Campaigning in Michigan yesterday, Mitt Romney used a line of attack against President Obama that I don’t recall hearing from him before.
Mitt Romney attacked President Obama’s “secular agenda” during a town hall in which he drew contrasts between himself and GOP rival Rick Santorum and defended his stance on conservative social issues for voters still making up their minds before next week’s primary.
“You expect the president of the United States to be sensitive to that freedom and protect it and, unfortunately, perhaps because of the people the president hangs around with, and their agenda, their secular agenda, they have fought against religion,” Romney said….
The Obama campaign pushed back, equating Romney’s comments with Rick Santorum’s “phony theology” tack from a few days ago.
That’s fine, as campaign responses go, but the reaction overlooks an arguably more important problem: since when is there something wrong with a “secular agenda”?
Putting aside the “they have fought against religion” nonsense – if the Romney campaign has any evidence to back this up, they’ve hidden it well – the notion of using the word “secular” as an attack is, at a minimum, unsettling. “Secular” is not a dirty word; in our country, it can’t be.

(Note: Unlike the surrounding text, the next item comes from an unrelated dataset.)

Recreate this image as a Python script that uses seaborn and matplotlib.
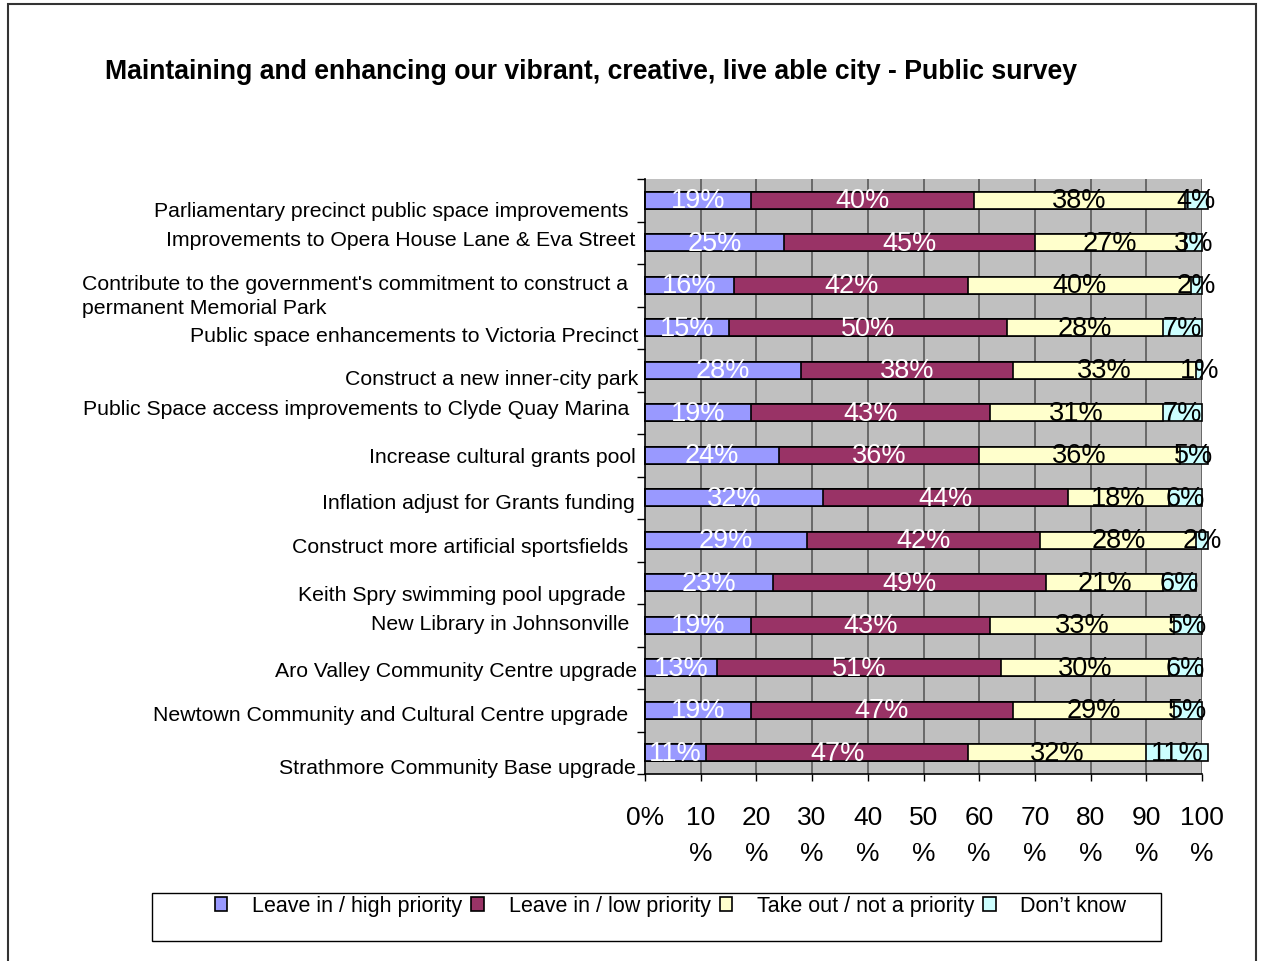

To be sure, among developed Western nations, the United States tends to be one of the most religious. But that doesn’t change the fact that this was founded as a secular nation – our entire system of government, built around secular institutions, is based on a secular Constitution, which makes no reference to God or any faith tradition, and which guarantees a separation of church and state. Indeed, I’d argue that religious life has flourished in this country precisely because the government stays out of it.
Every president, by the nature of his or her official duties, is supposed to have a “secular agenda.” What’s the alternative? Indeed, if Obama has a secular agenda, and Romney finds this worthy of criticism, exactly what kind of agenda should voters expect of a Romney administration?
There are some countries that intermix God and government – Iran, Saudi Arabia, and Afghanistan under Taliban rule come to mind – but they’re generally not countries the United States tries to emulate.